In considering the meteorological conditions of the Canterbury Plains, it is evident that they would be quite different from what they really are were the barrier of lofty mountain ranges running at right angles to the two prevailing air currents, not placed between the two coasts with such a well-developed longitudinal axis. Instead of the generally fine dry climate which we enjoy on the eastern side of the Island, and a vegetation suitable for the purpose of civilisation and comfort, were this barrier not existing, a great amount of rain would fall all over the Island, a dense and matted forest vegetation would everywhere cover the ground, and the now smiling plains would probably remain for many years to come an untrodden wilderness.
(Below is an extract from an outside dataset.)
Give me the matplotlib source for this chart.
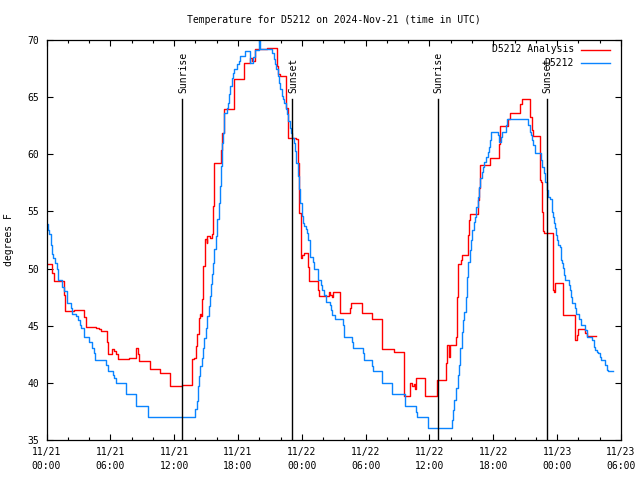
import matplotlib
matplotlib.use("Agg")
import matplotlib.pyplot as plt
from matplotlib.lines import Line2D
from matplotlib.ticker import MultipleLocator, FixedLocator

# ---- data (hours since 2024-11-21 00:00 UTC) ----
red_hours = [0.0, 0.56, 0.69, 1.63, 1.75, 2.63, 3.57, 3.69, 4.63, 4.91, 5.13, 5.70, 5.76,
             6.13, 6.20, 6.32, 6.57, 6.70, 7.76, 8.39, 8.64, 8.70, 9.70, 10.64, 11.64, 12.71,
             13.72, 13.85, 14.04, 14.16, 14.29, 14.47, 14.54, 14.66, 14.73, 14.91, 15.04,
             15.10, 15.41, 15.60, 15.66, 15.79, 16.42, 16.48, 16.67, 17.67, 18.61, 19.17,
             19.36, 19.61, 20.74, 21.67, 21.80, 21.93, 22.55, 22.67, 23.49, 23.68, 23.74,
             23.96, 24.05, 24.17, 24.58, 24.68, 25.55, 25.61, 26.55, 26.68, 26.80, 26.93,
             27.62, 28.56, 28.62, 29.62, 30.62, 31.56, 32.63, 33.63, 34.19, 34.32, 34.50,
             34.63, 34.69, 35.57, 36.67, 37.57, 37.64, 37.83, 37.89, 38.51, 38.58, 38.70,
             38.95, 39.08, 39.58, 39.70, 39.83, 40.58, 40.64, 40.70, 41.64, 42.49, 42.58,
             43.37, 43.52, 44.52, 44.65, 45.46, 45.59, 45.71, 46.40, 46.50, 46.59, 46.65,
             46.78, 47.59, 47.65, 47.72, 47.84, 48.59, 49.63, 49.84, 49.97, 50.66, 50.78, 51.66]
red_temps = [50.38, 49.62, 48.90, 47.67, 46.28, 46.37, 45.78, 44.91, 44.83, 44.68, 44.51, 43.60, 42.50,
             42.65, 42.99, 42.82, 42.50, 42.06, 42.15, 43.02, 42.50, 41.89, 41.19, 40.84, 39.71, 39.80,
             42.06, 42.20, 43.23, 44.25, 45.71, 46.00, 45.85, 47.31, 50.23, 52.56, 52.27,
             52.85, 52.71, 53.00, 55.48, 59.27, 60.38, 61.89, 63.93, 66.56, 68.02, 68.45,
             68.16, 69.18, 69.33, 67.73, 67.00, 66.85, 64.08, 61.45, 61.31, 59.27, 54.89,
             50.90, 51.19, 51.40, 50.17, 48.92, 48.13, 47.61, 47.93, 47.69, 47.49, 47.93,
             46.12, 46.53, 46.99, 46.12, 45.59, 42.97, 42.68, 38.86, 40.02, 39.73, 39.88,
             39.44, 40.40, 38.86, 40.26, 41.72, 43.32, 42.30, 43.29, 44.05, 47.55, 50.38,
             50.76, 51.19, 52.94, 54.26, 54.75, 56.00, 57.03, 59.07, 59.65, 60.91, 62.48,
             63.06, 63.65, 64.38, 64.81, 63.30, 62.13, 61.61, 57.76, 57.60, 54.98, 53.32,
             53.14, 50.60, 48.13, 47.98, 48.71, 45.94, 43.75, 44.19, 44.69, 44.34, 44.10, 44.10]

blue_hours = [0.0, 0.13, 0.25, 0.38, 0.50, 0.63, 0.81, 0.94, 1.06, 1.50, 1.63, 1.88, 1.94,
              2.32, 2.44, 2.75, 3.00, 3.13, 3.26, 3.51, 4.01, 4.26, 4.44, 4.57, 5.57, 5.76,
              6.26, 6.38, 6.57, 7.45, 8.45, 9.51, 9.58, 13.94, 14.10, 14.26, 14.35, 14.47,
              14.60, 14.73, 14.85, 14.98, 15.10, 15.23, 15.34, 15.48, 15.57, 15.66, 15.79,
              15.92, 16.04, 16.17, 16.29, 16.42, 16.54, 16.60, 16.73, 16.92, 17.04, 17.17,
              17.29, 17.42, 17.54, 17.67, 17.92, 18.05, 18.17, 18.67, 19.17, 19.42, 19.57,
              20.00, 20.10, 21.23, 21.35, 21.48, 21.60, 21.73, 21.86, 21.99, 22.11, 22.24,
              22.36, 22.49, 22.61, 22.74, 22.86, 22.99, 23.12, 23.24, 23.37, 23.49, 23.62,
              23.74, 23.87, 23.99, 24.12, 24.24, 24.37, 24.50, 24.62, 24.74, 24.80, 25.05,
              25.11, 25.55, 25.83, 25.90, 26.05, 26.24, 26.62, 26.74, 26.87, 27.09, 27.87,
              27.93, 28.00, 28.68, 28.81, 29.75, 29.87, 30.62, 30.68, 31.50, 31.56, 32.44,
              33.66, 34.75, 34.82, 35.82, 38.08, 38.20, 38.33, 38.51, 38.64, 38.76, 38.89,
              39.01, 39.14, 39.27, 39.39, 39.52, 39.64, 39.77, 39.89, 40.02, 40.14, 40.27,
              40.39, 40.52, 40.64, 40.77, 40.89, 41.02, 41.14, 41.33, 41.46, 41.58, 41.71,
              41.77, 42.46, 42.52, 42.71, 42.83, 43.15, 43.33, 45.27, 45.40, 45.52, 45.65,
              45.77, 45.96, 46.46, 46.59, 46.78, 46.90, 47.03, 47.15, 47.28, 47.47, 47.53,
              47.65, 47.72, 47.84, 47.90, 48.03, 48.09, 48.28, 48.34, 48.40, 48.47, 48.53,
              48.66, 48.78, 49.09, 49.16, 49.28, 49.41, 49.66, 49.78, 50.09, 50.22, 50.66,
              50.78, 51.28, 51.47, 51.60, 51.79, 51.85, 52.04, 52.16, 52.54, 52.66, 52.79, 53.22]
blue_temps = [53.87, 53.40, 53.05, 52.03, 51.31, 50.96, 50.49, 50.00, 48.98, 48.40, 48.05, 47.38, 47.03,
              46.51, 46.02, 45.84, 45.49, 45.06, 44.77, 44.04, 43.60, 43.08, 42.59, 42.01, 41.57, 41.08,
              40.73, 40.41, 40.00, 39.04, 37.99, 37.50, 37.01, 37.69, 38.42, 39.73, 40.60, 41.48,
              42.21, 43.08, 43.96, 44.83, 45.85, 46.73, 47.60, 48.62, 49.50, 50.52, 51.69,
              52.85, 54.31, 55.77, 57.23, 58.98, 61.02, 61.89, 63.64, 64.08, 64.52, 65.25,
              65.98, 66.70, 67.14, 67.43, 67.87, 68.16, 68.60, 69.04, 67.96, 68.54, 69.13,
              70.00, 69.18, 68.89, 68.31, 67.87, 67.43, 66.85, 66.27, 65.68, 65.10, 64.81,
              64.52, 63.93, 63.50, 62.91, 62.33, 61.89, 61.45, 61.02, 60.29, 59.27, 58.10,
              56.93, 55.77, 54.60, 54.02, 53.73, 53.44, 53.10, 52.50, 51.90, 51.05, 50.60,
              50.00, 49.00, 48.57, 48.13, 47.70, 47.10, 46.80, 46.40, 45.94, 45.59, 45.07,
              44.63, 43.99, 43.61, 43.03, 42.59, 42.00, 41.48, 41.04, 40.55, 39.96, 39.03,
              37.98, 37.49, 36.99, 36.03, 36.76, 37.63, 38.51, 39.53, 40.70, 41.57, 43.03,
              44.49, 45.51, 46.24, 47.55, 49.30, 50.61, 51.63, 52.51, 53.38, 54.11, 54.55,
              55.42, 56.30, 57.17, 57.90, 58.49, 58.92, 59.36, 59.80, 60.23, 60.67, 61.26,
              61.98, 61.69, 61.11, 61.55, 61.98, 62.57, 63.06, 62.57, 61.98, 61.69, 61.26,
              60.82, 60.09, 59.51, 58.92, 58.34, 57.61, 56.88, 56.29, 56.06, 55.56, 54.98,
              54.54, 53.96, 53.52, 52.94, 52.50, 52.06, 51.86, 51.33, 50.75, 50.46, 50.02,
              49.44, 49.00, 48.56, 48.13, 47.54, 47.02, 46.52, 46.03, 45.56, 45.06, 44.63,
              43.98, 43.75, 43.17, 42.88, 42.73, 42.59, 42.29, 42.00, 41.56, 41.13, 41.04, 41.04]

sun_hours = [12.75, 23.1, 36.77, 47.02]
sun_labels = ["Sunrise", "Sunset", "Sunrise", "Sunset"]

tick_hours = [0, 6, 12, 18, 24, 30, 36, 42, 48, 54]
tick_labels = ["11/21\n00:00", "11/21\n06:00", "11/21\n12:00", "11/21\n18:00",
               "11/22\n00:00", "11/22\n06:00", "11/22\n12:00", "11/22\n18:00",
               "11/23\n00:00", "11/23\n06:00"]
y_ticks = [35, 40, 45, 50, 55, 60, 65, 70]

title = "Temperature for D5212 on 2024-Nov-21 (time in UTC)"
red_name = "D5212 Analysis"
blue_name = "D5212"
red_color = "#ff0000"
blue_color = "#0a84ff"

FONT = "DejaVu Sans Mono"
FS = 7
W, H = 640.0, 480.0

fig = plt.figure(figsize=(6.4, 4.8), dpi=100)
ax = fig.add_axes([46.5 / W, 40 / H, (621 - 46.5) / W, 400 / H])

ax.plot(red_hours, red_temps, drawstyle="steps-post", color=red_color, lw=1.0)
ax.plot(blue_hours, blue_temps, drawstyle="steps-post", color=blue_color, lw=1.0)

for h, lab in zip(sun_hours, sun_labels):
    ax.plot([h, h], [35, 64.85], color="black", lw=1.0)
    ax.text(h + 0.08, 65.35, lab, rotation=90, ha="center", va="bottom",
            family=FONT, fontsize=FS)

ax.set_xlim(0, 54)
ax.set_ylim(35, 70)
ax.xaxis.set_major_locator(FixedLocator(tick_hours))
ax.set_xticklabels(tick_labels, family=FONT, fontsize=FS, linespacing=1.45)
ax.xaxis.set_minor_locator(MultipleLocator(2))
ax.set_yticks(y_ticks)
ax.set_yticklabels([str(v) for v in y_ticks], family=FONT, fontsize=FS)
ax.tick_params(which="both", direction="in", top=True, right=True, width=0.8)
ax.tick_params(which="major", length=4.5)
ax.tick_params(axis="x", which="major", pad=5)
ax.tick_params(axis="y", which="major", pad=5)
ax.tick_params(which="minor", length=2.5)
for s in ax.spines.values():
    s.set_linewidth(0.9)

ax.set_ylabel("degrees F", family=FONT, fontsize=FS)
ax.yaxis.set_label_coords(-0.057, 0.5)

fig.text(334 / W, 1 - 20 / H, title, ha="center", va="center", family=FONT, fontsize=FS)

# key (top right, text right-aligned, sample line to the right)
for name, color, ypix in [(red_name, red_color, 49.5), (blue_name, blue_color, 62.5)]:
    fig.text(574 / W, 1 - ypix / H, name, ha="right", va="center", family=FONT, fontsize=FS)
    fig.add_artist(Line2D([581 / W, 609.5 / W], [1 - ypix / H, 1 - ypix / H],
                          transform=fig.transFigure, color=color, lw=1.0))

fig.savefig("out.png", dpi=100)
But thus the prevailing westerly winds, which reach New Zealand charged with moisture, which ascend in the equatorial belt, coming in contact with those snowy giants, are deprived of their moisture by the formation of clouds, and their condensation and absorption by the cold surface of these high alpine ranges, and travel on without bringing with them deluging rains.

At the same time, the waters of those inexhaustible suppliers are brought to the sea by our large rivers, bounded for a long time between rocky banks and shingle terraces, and which thus have been and are still not without advantage to us.

If this corollary be correct, we ought with gratitude to look towards the Southern Alps, often deprecated by many a too utilitarian colonist, who considers only the immediate or direct advantage of everything with which he may come in contact.